We could have prevented the SARS-CoV-2 outbreak from developing into a pandemic, but we did not have an adequate surveillance system that could detect novel threats, particularly those that can be carried by asymptomatic carriers. Existing surveillance programs are syndromic, and pathogen based. These are not ideal for the detection of novel threats and are not able to prevent asymptomatic carriers from silently spreading pathogens. PerkinElmer seeks to establish a global surveillance center of excellence to support a network of labs and other facilities, employing a three-pronged surveillance model comprising surveillance, early warning, and intervention/containment to prevent future pandemics, such as SARS-CoV-2, the virus that causes COVID-19.

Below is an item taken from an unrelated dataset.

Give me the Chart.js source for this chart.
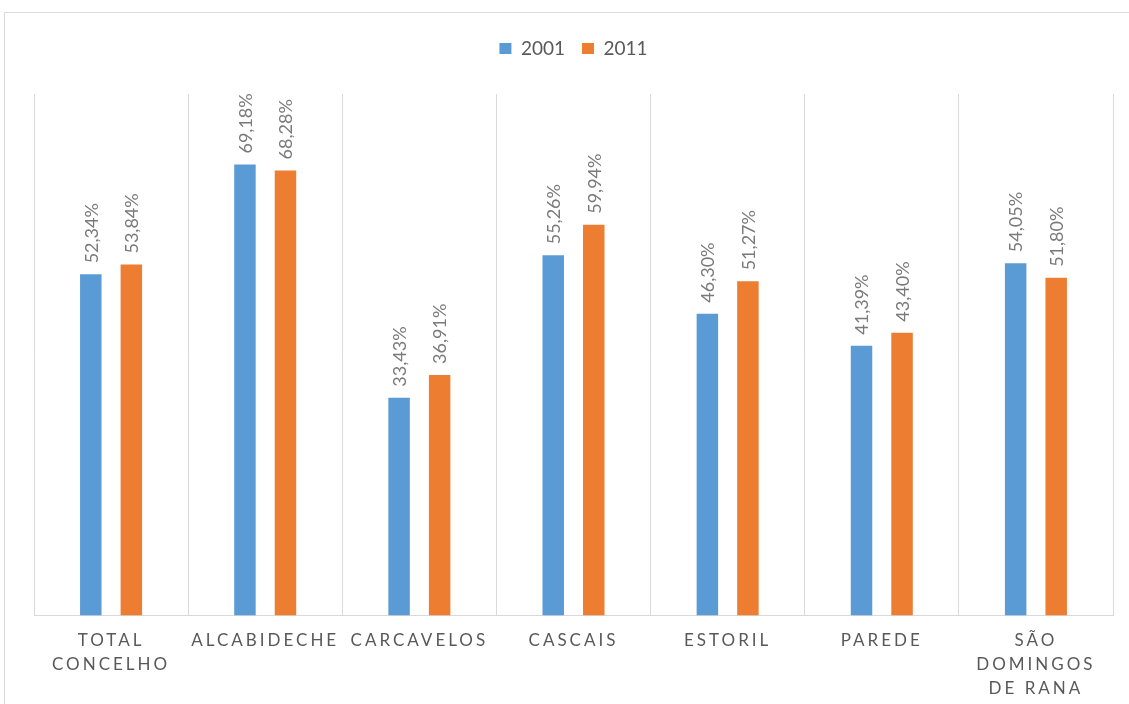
<!DOCTYPE html>
<html>
<head>
<meta charset="utf-8">
<script src="https://cdn.jsdelivr.net/npm/chart.js@4/dist/chart.umd.min.js"></script>
<style>
  html, body { margin: 0; padding: 0; background: #fff; overflow: hidden; }
  #wrap { position: relative; width: 1129px; height: 704px; }
  #frame { position: absolute; left: 4px; top: 12px; width: 1200px; height: 800px; border: 1px solid #d9d9d9; pointer-events: none; }
</style>
</head>
<body>
<div id="wrap">
  <canvas id="c" width="1129" height="704"></canvas>
  <div id="frame"></div>
</div>
<script>
const categories = [
  ['TOTAL', 'CONCELHO'],
  'ALCABIDECHE',
  'CARCAVELOS',
  'CASCAIS',
  'ESTORIL',
  'PAREDE',
  ['SÃO', 'DOMINGOS', 'DE RANA']
];
const seriesNames = ['2001', '2011'];
const values2001 = [52.34, 69.18, 33.43, 55.26, 46.30, 41.39, 54.05];
const values2011 = [53.84, 68.28, 36.91, 59.94, 51.27, 43.40, 51.80];
const colors = ['#5B9BD5', '#ED7D31'];

const FONT = 'Lato, "Open Sans", sans-serif';

const legendSpace = {
  id: 'legendSpace',
  beforeInit(chart) {
    const lg = chart.legend;
    if (!lg) return;
    const orig = lg.fit;
    lg.fit = function () { orig.call(this); this.height += 26; };
  }
};

const labelPlugin = {
  id: 'valueLabels',
  afterDatasetsDraw(chart) {
    const ctx = chart.ctx;
    ctx.save();
    ctx.letterSpacing = '0px';
    ctx.font = '18px ' + FONT;
    ctx.fillStyle = '#7a7a7a';
    ctx.textAlign = 'left';
    ctx.textBaseline = 'middle';
    chart.data.datasets.forEach((ds, di) => {
      const meta = chart.getDatasetMeta(di);
      meta.data.forEach((bar, i) => {
        const txt = ds.data[i].toFixed(2).replace('.', ',') + '%';
        ctx.save();
        ctx.translate(bar.x + 1, bar.y - 11);
        ctx.rotate(-Math.PI / 2);
        ctx.fillText(txt, 0, 0);
        ctx.restore();
      });
    });
    ctx.restore();
    // letter spacing for x tick labels drawn after datasets (ticks z = 1)
    ctx.letterSpacing = '3px';
  },
  afterDraw(chart) {
    chart.ctx.letterSpacing = '0px';
  }
};

new Chart(document.getElementById('c'), {
  type: 'bar',
  data: {
    labels: categories,
    datasets: [
      { label: seriesNames[0], data: values2001, backgroundColor: colors[0] },
      { label: seriesNames[1], data: values2011, backgroundColor: colors[1] }
    ]
  },
  options: {
    responsive: false,
    animation: false,
    events: [],
    categoryPercentage: 0.526,
    barPercentage: 0.53,
    layout: { padding: { left: 34, right: 16, top: 22, bottom: 0 } },
    plugins: {
      legend: {
        position: 'top',
        labels: {
          font: { family: FONT, size: 19 },
          color: '#595959',
          boxWidth: 12,
          boxHeight: 11,
          padding: 17
        }
      },
      tooltip: { enabled: false }
    },
    scales: {
      x: {
        afterFit(scale) { scale.height -= 9; },
        grid: { color: '#d9d9d9', lineWidth: 1, drawTicks: false, offset: true },
        border: { color: '#d9d9d9' },
        ticks: {
          z: 1,
          color: '#595959',
          font: { family: FONT, size: 17, lineHeight: 1.4 },
          padding: 13,
          maxRotation: 0,
          minRotation: 0,
          autoSkip: false
        }
      },
      y: {
        display: false,
        min: 0,
        max: 80
      }
    }
  },
  plugins: [legendSpace, labelPlugin]
});
</script>
</body>
</html>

Zoonotic Spillover Tracking Mechanism
Firstly, surveillance will enable a zoonotic spillover tracking mechanism at the source of global hotspots. Zoonotic disease spillover, which caused the SARS-CoV-2 pandemic, is the origin of most pandemics. These potential sources include animals (wildlife in human proximity, livestock, and poultry), humans, water sources, pastures, and animal processing sites. Multi-pronged specimen collection and processing strategies will be employed, including analysis of food content, respiratory swabs, surface swabs, sputum, urine, and wastewater. Additionally, a multi-pronged technology strategy deployed across next generation sequencing, real time polymerase chain reaction, mass spectrometry, and infrared spectroscopy platforms will be effectively used to take a multiomics approach for promptly tackling outbreaks.
Pathogen Early Warning System
The second component of the surveillance model is an early warning system that will identify and characterize progressively dangerous pathogens based on their ability to survive in human hosts, be transmitted from human to human, and progress to a pathogenic state.
Pathogen Intervention and Containment
Lastly, the intervention and containment measures in place will enable the prompt identification of at-risk populations and will utilize existing infrastructure, such as Global Influenza Surveillance and Response System (GISRS) or FluNet, to monitor, share data, and send alerts about potential pathogens. Rapid disease characterization will be used to drive quarantine and treatment recommendations.